On the basis that the aim of the game is to score tries we shall start with the Eagles attempts at attack. The All Blacks were a model in the simplicities of attack, using all the simple attacking strands of rugby they were able to construct simple and devastating tries, oh yes that and the horrendous defence by the Eagles, but more of that later. The Eagles? They were just simple. They went left to right and then right to left, almost expecting that space would open up because they had been taught that if you hold the ball and keep stretching the defence it will. Except this is international rugby. Nobody ran an inside line, nobody truly ran with purpose into space, only into swarming black-shirted bodies. The All Blacks call their defence the Black Plague and rightly so, the Eagles were choked. They were linear and basic, Mike Petri was not the buzzing presence around the base of the ruck that his college coach Dom Farrell would have you believe he is. Adam Siddall seemed content to ship the ball out to his big centres hoping they would make some hard yards up the middle (running into SBW). The forwards ran with directness but they cannot be expected to score tries, more lay a platform. The coaches had clearly not worked out any specific strategy to hoodwink or place the All Blacks in compromising decision-making positions. There was not even an original set play that maybe, by some miracle, would have bagged them a try. This was high school stuff (in fact in some countries it’s pre-school), pass the ball from one side to the other and when you get stuck smash it up and ruck, and hope they get tired or leave a gap. This is the All Blacks Messrs Tolkin and Osborne, good luck with that!

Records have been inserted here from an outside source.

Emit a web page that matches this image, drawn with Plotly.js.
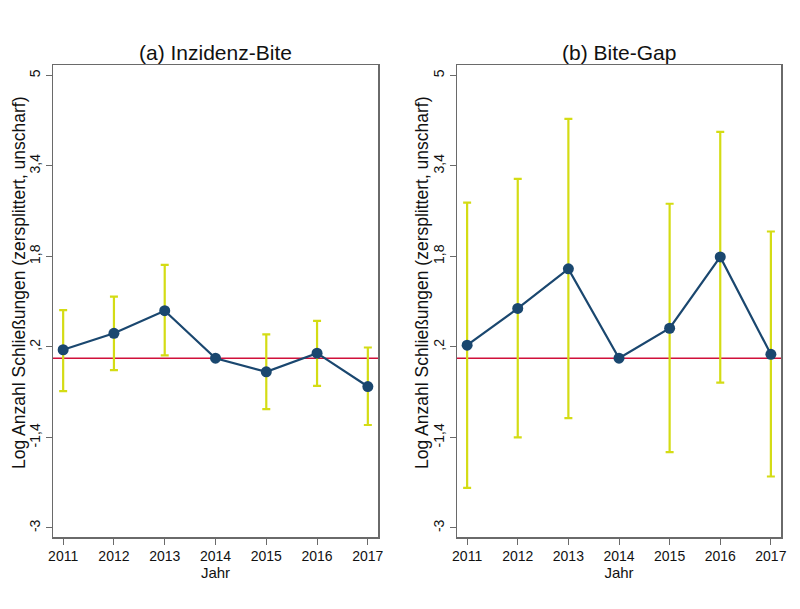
<!DOCTYPE html>
<html>
<head>
<meta charset="utf-8">
<script src="https://cdn.plot.ly/plotly-3.0.1.min.js"></script>
<style>html,body{margin:0;padding:0;background:#fff;}#chart{width:800px;height:609px;}</style>
</head>
<body>
<div id="chart"></div>
<script>
const years = [2011, 2012, 2013, 2014, 2015, 2016, 2017];

// Panel (a) Inzidenz-Bite
const aCoef  = [0.15, 0.44, 0.84, 0.00, -0.24, 0.09, -0.50];
const aLower = [-0.58, -0.21, 0.05, null, -0.90, -0.49, -1.18];
const aUpper = [0.85, 1.09, 1.65, null, 0.42, 0.66, 0.19];

// Panel (b) Bite-Gap
const bCoef  = [0.23, 0.88, 1.58, 0.00, 0.53, 1.79, 0.07];
const bLower = [-2.29, -1.40, -1.06, null, -1.66, -0.43, -2.09];
const bUpper = [2.75, 3.17, 4.23, null, 2.73, 4.00, 2.24];

const yTickVals = [-3, -1.4, 0.2, 1.8, 3.4, 5];
const yTickText = ["-3", "-1,4", ",2", "1,8", "3,4", "5"];
const panelTitles = ["(a) Inzidenz-Bite", "(b) Bite-Gap"];
const yTitle = "Log Anzahl Schließungen (zersplittert, unscharf)";
const xTitle = "Jahr";
const refLine = 0;

const navy = "#1a476f";
const ciColor = "#d4dc14";
const red = "#d0103a";
const frame = "#6a6a6a";
const font = "Liberation Sans, Arial, sans-serif";

function ciTrace(coef, lo, hi, xa, ya) {
  return {
    x: years, y: coef, xaxis: xa, yaxis: ya, type: "scatter", mode: "none",
    showlegend: false, hoverinfo: "skip",
    error_y: {
      type: "data", symmetric: false,
      array: hi.map((h, i) => h === null ? 0 : h - coef[i]),
      arrayminus: lo.map((l, i) => l === null ? 0 : coef[i] - l),
      color: ciColor, thickness: 2.2, width: 4,
      visible: true
    }
  };
}
function ptTrace(coef, xa, ya) {
  return {
    x: years, y: coef, xaxis: xa, yaxis: ya, type: "scatter", mode: "lines+markers",
    showlegend: false,
    line: {color: navy, width: 2.2},
    marker: {color: navy, size: 11}
  };
}
function refTrace(xa, ya) {
  return {
    x: [2010.8, 2017.2], y: [refLine, refLine], xaxis: xa, yaxis: ya, type: "scatter",
    mode: "lines", showlegend: false, hoverinfo: "skip",
    line: {color: red, width: 1.5}
  };
}

const data = [
  refTrace("x", "y"), ciTrace(aCoef, aLower, aUpper, "x", "y"), ptTrace(aCoef, "x", "y"),
  refTrace("x2", "y2"), ciTrace(bCoef, bLower, bUpper, "x2", "y2"), ptTrace(bCoef, "x2", "y2")
];

function xAxis(domain, anchor) {
  return {
    domain: domain, anchor: anchor, range: [2010.8, 2017.2],
    tickvals: years, ticktext: years.map(String),
    showgrid: false, zeroline: false,
    showline: true, mirror: true, linecolor: frame, linewidth: 1.5,
    ticks: "outside", ticklen: 6, tickcolor: frame, tickwidth: 1,
    tickfont: {family: font, size: 14, color: "#111"},
    title: {text: xTitle, font: {family: font, size: 15, color: "#111"}, standoff: 0}
  };
}
function yAxis(anchor) {
  return {
    domain: [0.1182, 0.893], anchor: anchor, range: [-3.16, 5.18],
    tickvals: yTickVals, ticktext: yTickText, tickangle: -90,
    showgrid: false, zeroline: false,
    showline: true, mirror: true, linecolor: frame, linewidth: 1.5,
    ticks: "outside", ticklen: 6, tickcolor: frame, tickwidth: 1,
    tickfont: {family: font, size: 14, color: "#111"}
  };
}

function yTitleAnn(xpx) {
  return {text: yTitle, xref: "paper", yref: "paper", x: xpx / 800, y: 1 - 283 / 609,
          textangle: -90, showarrow: false, xanchor: "center", yanchor: "middle",
          font: {family: font, size: 17.5, color: "#111"}};
}

const layout = {
  width: 800, height: 609,
  margin: {l: 0, r: 0, t: 0, b: 0},
  paper_bgcolor: "#fff", plot_bgcolor: "#fff",
  font: {family: font},
  xaxis: xAxis([0.06625, 0.4725], "y"),
  yaxis: yAxis("x"),
  xaxis2: xAxis([0.57125, 0.97625], "y2"),
  yaxis2: yAxis("x2"),
  annotations: [
    {text: panelTitles[0], xref: "paper", yref: "paper", x: 0.269, y: 0.913, showarrow: false,
     xanchor: "center", yanchor: "middle", font: {family: font, size: 21, color: "#111"}},
    {text: panelTitles[1], xref: "paper", yref: "paper", x: 0.774, y: 0.913, showarrow: false,
     xanchor: "center", yanchor: "middle", font: {family: font, size: 21, color: "#111"}},
    yTitleAnn(19), yTitleAnn(422)
  ]
};

Plotly.newPlot("chart", data, layout, {displayModeBar: false, staticPlot: true});
</script>
</body>
</html>
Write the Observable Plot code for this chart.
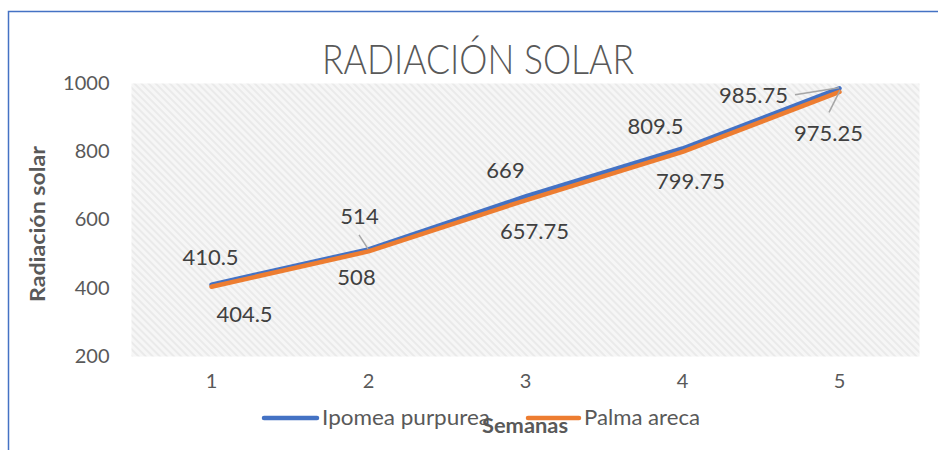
<!DOCTYPE html>
<html><head><meta charset="utf-8">
<script src="https://cdn.jsdelivr.net/npm/d3@7"></script>
<script src="https://cdn.jsdelivr.net/npm/@observablehq/plot@0.6"></script>
<style>
body{margin:0;background:#fff;}
#chart svg{display:block;font-family:Lato, "Open Sans", sans-serif;}
</style></head><body>
<svg width="0" height="0" style="position:absolute">
<defs><pattern id="hatch" width="5" height="5" patternUnits="userSpaceOnUse" patternTransform="rotate(-45)">
<rect width="5" height="5" fill="#f6f6f6"/><rect width="2" height="5" fill="#eaeaea"/></pattern></defs></svg>
<div id="chart"></div>
<script>
const weeks = [1, 2, 3, 4, 5];
const ipomea = [410.5, 514, 669, 809.5, 985.75];
const palma = [404.5, 508, 657.75, 799.75, 975.25];
const yTicks = [200, 400, 600, 800, 1000];
const seriesNames = ["Ipomea purpurea", "Palma areca"];
const colors = ["#4472C4", "#ED7D31"];
const title = "RADIACIÓN SOLAR";
const xTitle = "Semanas";
const yTitle = "Radiación solar";

// label pixel offsets (style only)
const ipomeaOff = [[-1,-27],[-9,-32],[-20,-26],[-27,-22],[-86,8]];
const palmaOff = [[33,28],[-12,27],[9,32],[8,30],[-11,42]];

const idx = weeks.map((_, i) => i);
const rowsA = idx.map(i => ({week: weeks[i], value: ipomea[i]}));
const rowsB = idx.map(i => ({week: weeks[i], value: palma[i]}));

const labelMarks = [];
idx.forEach(i => {
  labelMarks.push(Plot.text([rowsA[i]], {x: "week", y: "value", text: d => String(d.value),
    dx: ipomeaOff[i][0], dy: ipomeaOff[i][1], fill: "#404040", fontSize: 22}));
  labelMarks.push(Plot.text([rowsB[i]], {x: "week", y: "value", text: d => String(d.value),
    dx: palmaOff[i][0], dy: palmaOff[i][1], fill: "#404040", fontSize: 22}));
});

const plot = Plot.plot({
  width: 938, height: 450,
  marginLeft: 131, marginRight: 19, marginTop: 83, marginBottom: 94,
  style: {fontFamily: "Lato, 'Open Sans', sans-serif", fontSize: "20px", color: "#595959", background: "transparent"},
  x: {type: "point", domain: weeks, padding: 0.5, label: null, tickSize: 0, tickPadding: 17},
  y: {domain: [200, 1000], ticks: yTicks, tickFormat: d => String(d), label: null, tickSize: 0, tickPadding: 22},
  marks: [
    Plot.frame({fill: "url(#hatch)", stroke: "none"}),
    Plot.line(rowsA, {x: "week", y: "value", stroke: colors[0], strokeWidth: 4.5, strokeLinecap: "round"}),
    Plot.line(rowsB, {x: "week", y: "value", stroke: colors[1], strokeWidth: 4.5, strokeLinecap: "round"}),
    ...labelMarks
  ]
});
document.getElementById("chart").appendChild(plot);

const svg = d3.select(plot);
const sx = plot.scale("x"), sy = plot.scale("y");
// leader lines: [series, index, startOffset, endOffset]
const leaders = [[ipomea, 1, [-9,-14], [0,0]], [ipomea, 4, [-44,7], [0,0]], [palma, 4, [-10,21], [1,-1]]];
leaders.forEach(([s, i, a, b]) => {
  const px = sx.apply(weeks[i]), py = sy.apply(s[i]);
  svg.append("line").attr("x1", px + a[0]).attr("y1", py + a[1]).attr("x2", px + b[0]).attr("y2", py + b[1])
    .attr("stroke", "#a6a6a6").attr("stroke-width", 1.5);
});

// chart border
svg.append("path").attr("d", "M8.5,450V11.5H938").attr("fill", "none").attr("stroke", "#4472C4").attr("stroke-width", 1.5);

// title
svg.append("text").attr("x", 478).attr("y", 74).attr("text-anchor", "middle")
  .attr("font-size", 42).attr("font-weight", 300).attr("fill", "#595959")
  .attr("textLength", 312).attr("lengthAdjust", "spacingAndGlyphs").text(title);

// y title
svg.append("text").attr("transform", "translate(45,224) rotate(-90)").attr("text-anchor", "middle")
  .attr("font-size", 21).attr("font-weight", "bold").attr("fill", "#595959")
  .attr("textLength", 156).attr("lengthAdjust", "spacingAndGlyphs").text(yTitle);

// legend
const leg = [[264, 317, 322, 168], [528, 579, 584, 116]];
leg.forEach((p, k) => {
  svg.append("line").attr("x1", p[0]).attr("x2", p[1]).attr("y1", 418).attr("y2", 418)
    .attr("stroke", colors[k]).attr("stroke-width", 4.5).attr("stroke-linecap", "round");
  svg.append("text").attr("x", p[2]).attr("y", 425).attr("text-anchor", "start")
    .attr("font-size", 21).attr("fill", "#595959")
    .attr("textLength", p[3]).attr("lengthAdjust", "spacingAndGlyphs").text(seriesNames[k]);
});
// x title
svg.append("text").attr("x", 525).attr("y", 433).attr("text-anchor", "middle")
  .attr("font-size", 21).attr("font-weight", "bold").attr("fill", "#595959")
  .attr("textLength", 86).attr("lengthAdjust", "spacingAndGlyphs").text(xTitle);
</script>
</body></html>
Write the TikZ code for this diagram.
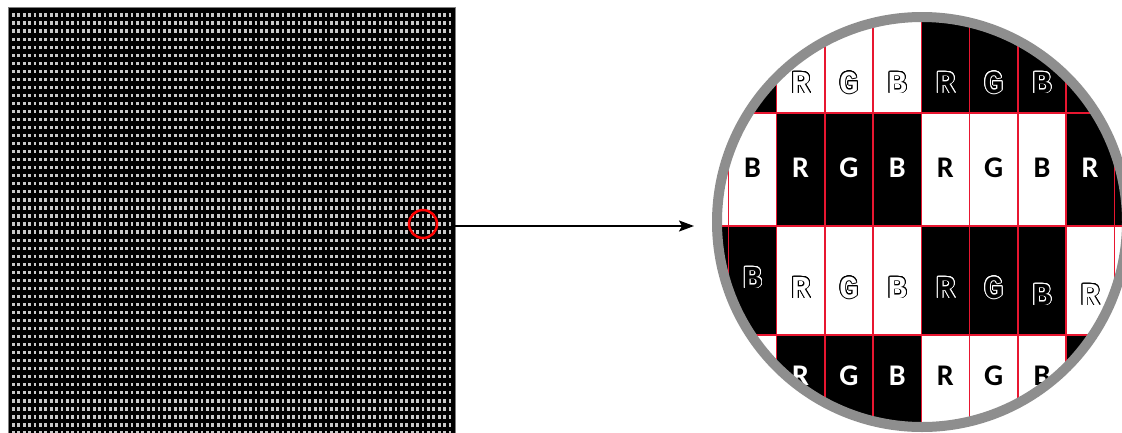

Now for defence, the simplest concept to approach because ultimately it boils down to two things, blitz off the gain line as a line and smash your opponent. This Eagles side seemed content to let Israel Dagg wander through their line at will to set up tries and score his try (passing three alleged tacklers). Corey Jane breezed through for his tries (again with three tacklers scrambling in his slipstream). Patrick Tuipolutu strolled past some lost Eagles for his. Sam Cane managed to go through three men who were tight and aware of the danger to score his. And the crowning glory was Ryan Crotty’s meandering run to set up Sonny Bill Williams for his first try on his return to the All Blacks. The cardinal sin for any rugby player is not making your tackles, and for this the Eagles players should be deeply embarrassed. Their defensive lift was poor and unorganized, with individual tacklers flying out of the line, or huge doglegs out wide allowing the All Blacks to exploit the space.
The scrum got annihilated. A clear case is Julian Savea’s first try. There was no rhythm, no cadence in the shove, everybody pushing independently against an opposition that drove in sync as a team. This is not even a case of bad selection in the front row (although believe me I’m not discounting that as an argument), this was a case of a scrum that did not believe they could win, this was a case of a scrum that if they had been coached what to do, had clearly forgotten it.
A professional game of rugby is still a professional game of rugby no matter what marketing tools are used. The Eagles were made to look like schoolboys. I have said I do not believe it is entirely the players’ fault. Of course a large amount of the blame has to fall at their feet. But the lack of direction in attack, the shocking organization in defence and the agony that was their scrum showed a serious problem with their coaching staff. Mike Tolkin may well be a very good coach, he was certainly an exceptional high school coach, but that does not mean you are allowed to walk into a national side, no matter how amateurish they may be. It may not meet with approval but to truly professionalize the game at the level the Eagles are at a professional coaching staff is required, coaches that have coached in the Super 15, Premiership, Top 14 or Pro12. This current staff is simply not good enough. This is exarcebated by the huge lack of talent scouts within the U.S, nobody is out in Colorado or Texas looking for the next great star, they rely on going to Cal, LIFE, Kutztown, NYAC and Old Blue matches. That is not an acceptable way to prepare or recruit for an international side. The only bright spots were Blaine Scully and Samu Manoa (Professionals!)
I am sorry America, but its going to be a long time before you can even claim you compete with the big teams if the current systems are allowed to continue. Stop messing about with everything else and worry about the rugby.